Since that point, coupled with the move of Mike Cameron into the five hole, very few pitchers have been able to get Ryan Braun or Prince Fielder out. It wasn't a direct shot across the bow, but sometimes players need a little kick in the butt and appreciate a manager will do so discretely.
Bullpen shaping up
It is a welcome sight to see Trevor Hoffman jog out of the bullpen with sounds of "Hells Bells" in the background. Not so much in that Hoffman will be the dominant force of old, but his presence has a trickle down effect through the rest of the bullpen. This allows Todd Coffey, who has been dominant, to claim the eighth. It also allows the combination of Villanueva and Stetter to get through the seventh.
Yet to be mentioned is this year's most pleasant surprise. Mike DeFelice has thrown the ball amazingly well, winning him a spot in the bullpen. He has pitched so well that he is slowly making his case to challenge the likes of Villanueva for more important innings. The addition of a changeup to DiFelice's repertoire has made him more apt to face lefties -- coupled with a very good cutter and his ability to drop down on his cutter has proven to be successful for the 32 year-old rookie.
Another welcome change from the Yost era has been Macha's tendency to fill out his lineup card and hit repeat. I have never been a fan of constant changing lineups and batting orders. Players like their routine. I don't particularly care if so and so is 5 for 11 off of this particular lefty, during the day, after and off day, on the road, on Tuesdays in cities that start with the letter C.
The Brewers have a set lineup without any platoons, and Macha needs to ride his horses.

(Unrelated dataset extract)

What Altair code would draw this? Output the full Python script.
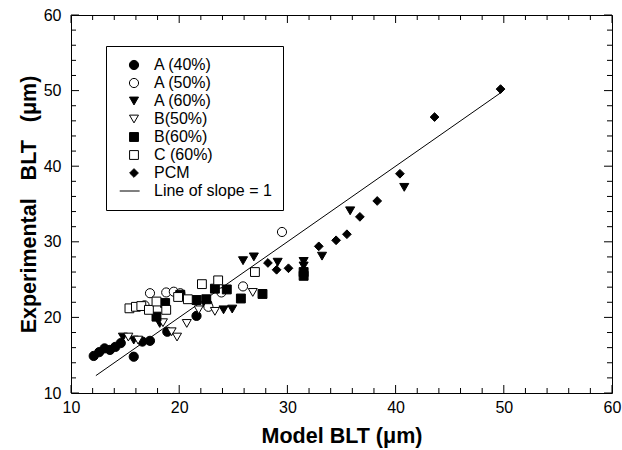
import altair as alt
import pandas as pd

# Measured vs. model bond-line thickness (um)
a40_x = [12.1, 12.6, 13.1, 13.6, 14.1, 14.6, 15.8, 16.6, 17.3, 18.9, 21.6, 22.6]
a40_y = [14.9, 15.4, 15.9, 15.7, 16.1, 16.6, 14.8, 16.8, 16.9, 18.1, 20.2, 21.8]

a50_x = [16.8, 17.3, 18.8, 19.5, 20.1, 22.7, 23.9, 25.9, 29.5]
a50_y = [21.6, 23.2, 23.3, 23.4, 23.2, 21.4, 23.3, 24.1, 31.3]

a60_x = [14.8, 15.8, 18.2, 24.1, 24.9, 25.9, 26.9, 29.1, 31.5, 31.5, 33.2, 35.8, 40.8]
a60_y = [17.4, 17.0, 19.2, 21.0, 21.1, 27.5, 28.0, 27.3, 27.4, 26.8, 28.1, 34.1, 37.2]

b50_x = [15.3, 16.2, 18.5, 19.3, 19.8, 20.7, 21.8, 23.3, 26.8]
b50_y = [17.4, 17.0, 19.3, 18.1, 17.4, 19.2, 21.0, 20.8, 23.3]

b60_x = [17.9, 18.7, 20.1, 21.6, 22.5, 23.3, 24.4, 25.7, 27.7, 31.5, 31.5]
b60_y = [20.1, 21.9, 23.0, 22.3, 22.4, 23.8, 23.7, 22.5, 23.1, 26.0, 25.5]

c60_x = [15.4, 16.0, 16.5, 17.2, 17.9, 18.8, 19.9, 20.8, 22.1, 23.6, 27.0]
c60_y = [21.2, 21.4, 21.5, 21.0, 22.1, 21.0, 22.7, 22.4, 24.4, 24.9, 26.0]

pcm_x = [28.2, 29.0, 30.1, 32.9, 34.5, 35.5, 36.7, 38.3, 40.4, 43.6, 49.7]
pcm_y = [27.2, 26.3, 26.5, 29.4, 30.2, 31.0, 33.3, 35.4, 39.0, 46.5, 50.2]

# y = x reference line
slope_x = [12.3, 49.7]

series_names = ["A (40%)", "A (50%)", "A (60%)", "B(50%)", "B(60%)", "C (60%)", "PCM"]
line_name = "Line of slope = 1"

major_ticks = [10, 20, 30, 40, 50, 60]
minor_ticks = [12, 14, 16, 18, 22, 24, 26, 28, 32, 34, 36, 38, 42, 44, 46, 48, 52, 54, 56, 58]

W, H = 541, 378
FONT = "Liberation Sans, Arial, Helvetica, sans-serif"

rows = []
for name, xs, ys in zip(
    series_names,
    [a40_x, a50_x, a60_x, b50_x, b60_x, c60_x, pcm_x],
    [a40_y, a50_y, a60_y, b50_y, b60_y, c60_y, pcm_y],
):
    for xv, yv in zip(xs, ys):
        rows.append({"x": xv, "y": yv, "series": name})
points_df = pd.DataFrame(rows)
line_df = pd.DataFrame({"x": slope_x, "y": slope_x})
major_df = pd.DataFrame({"v": major_ticks})
minor_df = pd.DataFrame({"v": minor_ticks})

x_scale = alt.Scale(domain=[10, 60], nice=False, zero=False)
y_scale = alt.Scale(domain=[10, 60], nice=False, zero=False)

legend_domain = series_names + [line_name]
shape_range = ["circle", "circle", "triangle-down", "triangle-down", "square", "square",
               "diamond", "M-3.3,0L1.3,0"]
fill_range = ["black", "white", "black", "white", "black", "white",
              "black", "black"]
stroke_range = ["black"] * len(legend_domain)
size_range = [85, 75, 85, 80, 55, 55, 220, 100]

legend = alt.Legend(
    title=None,
    orient="none",
    legendX=35,
    legendY=31,
    padding=11,
    rowPadding=2,
    labelOffset=12,
    symbolOffset=9,
    strokeColor="black",
    fillColor="white",
    labelFont=FONT,
    labelFontSize=16,
    labelColor="black",
    labelLimit=300,
    symbolStrokeWidth=1,
)

x_axis = alt.Axis(
    title="Model BLT (\u03bcm)",
    values=major_ticks,
    ticks=False,
    domain=False,
    grid=False,
    labelFlush=False,
    labelFont=FONT,
    labelFontSize=16,
    labelColor="black",
    labelPadding=6,
    titleFont=FONT,
    titleFontSize=21.5,
    titleFontWeight="bold",
    titleColor="black",
    titlePadding=10,
)
y_axis = alt.Axis(
    title="Experimental\u00a0\u00a0 BLT\u00a0\u00a0 (\u03bcm)",
    values=major_ticks,
    ticks=False,
    domain=False,
    grid=False,
    labelFlush=False,
    labelFont=FONT,
    labelFontSize=16,
    labelColor="black",
    labelPadding=10,
    titleFont=FONT,
    titleFontSize=21.5,
    titleFontWeight="bold",
    titleColor="black",
    titlePadding=3,
)

points = alt.Chart(points_df).mark_point(
    filled=True, strokeWidth=1, opacity=1
).encode(
    x=alt.X("x:Q", scale=x_scale, axis=x_axis),
    y=alt.Y("y:Q", scale=y_scale, axis=y_axis),
    shape=alt.Shape("series:N", scale=alt.Scale(domain=legend_domain, range=shape_range), legend=legend),
    fill=alt.Fill("series:N", scale=alt.Scale(domain=legend_domain, range=fill_range), legend=legend),
    stroke=alt.Stroke("series:N", scale=alt.Scale(domain=legend_domain, range=stroke_range), legend=legend),
    size=alt.Size("series:N", scale=alt.Scale(domain=legend_domain, range=size_range), legend=legend),
)

ref_line = alt.Chart(line_df).mark_line(color="black", strokeWidth=1).encode(
    x=alt.X("x:Q", scale=x_scale, axis=x_axis),
    y=alt.Y("y:Q", scale=y_scale, axis=y_axis),
)


def tick_layer(df, channel, length, side):
    base = alt.Chart(df).mark_rule(color="black", strokeWidth=1)
    if channel == "x":
        if side == "bottom":
            ends = dict(y=alt.value(H), y2=alt.value(H - length))
        else:
            ends = dict(y=alt.value(0), y2=alt.value(length))
        return base.encode(
            x=alt.X("v:Q", scale=x_scale, axis=x_axis), x2="v:Q", **ends
        )
    if side == "left":
        ends = dict(x=alt.value(0), x2=alt.value(length))
    else:
        ends = dict(x=alt.value(W), x2=alt.value(W - length))
    return base.encode(
        y=alt.Y("v:Q", scale=y_scale, axis=y_axis), y2="v:Q", **ends
    )


ticks = []
for df, length in [(minor_df, 5), (major_df, 8)]:
    ticks.append(tick_layer(df, "x", length, "bottom"))
    ticks.append(tick_layer(df, "x", length, "top"))
    ticks.append(tick_layer(df, "y", length, "left"))
    ticks.append(tick_layer(df, "y", length, "right"))

chart = alt.layer(*ticks, ref_line, points).properties(
    width=W,
    height=H,
    autosize=alt.AutoSizeParams(type="none"),
    padding={"left": 71, "top": 15, "right": 10, "bottom": 57},
    background="white",
).configure_view(
    stroke="black", strokeWidth=1
)

chart.save("out.html", embed_options={"renderer": "svg", "actions": False})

They are a relatively young team so rest is not that big of an issue. Not to mention, the two older regulars, Cameron and Kendall, are probably the two most-fit players on the team.
That being said, the bench need to get used to not getting too many at bats. Not to mention their production hasn't exactly garnered a need for playing time either. Excluding Craig Counsell, most of the bench's hits came from Casey McGehee.
Brad Nelson, whom had a great spring, is obviously off to a rough start. The other night he was basically thrown to the wolves pinch hitting in the 7th against lefty reliever Sean Burnett. Not exactly the ideal situation to break out of a slump. With Mike Rivera getting hurt In the 4th, the Brewers only remaining right hander on the bench was McGehee, but he also serves as the emergency backup catcher so Macha had to go to Nelson. Nelson struck out, but I am not sure what booing a rookie that gets forced into a tough position is going to accomplish. This isn't Philly.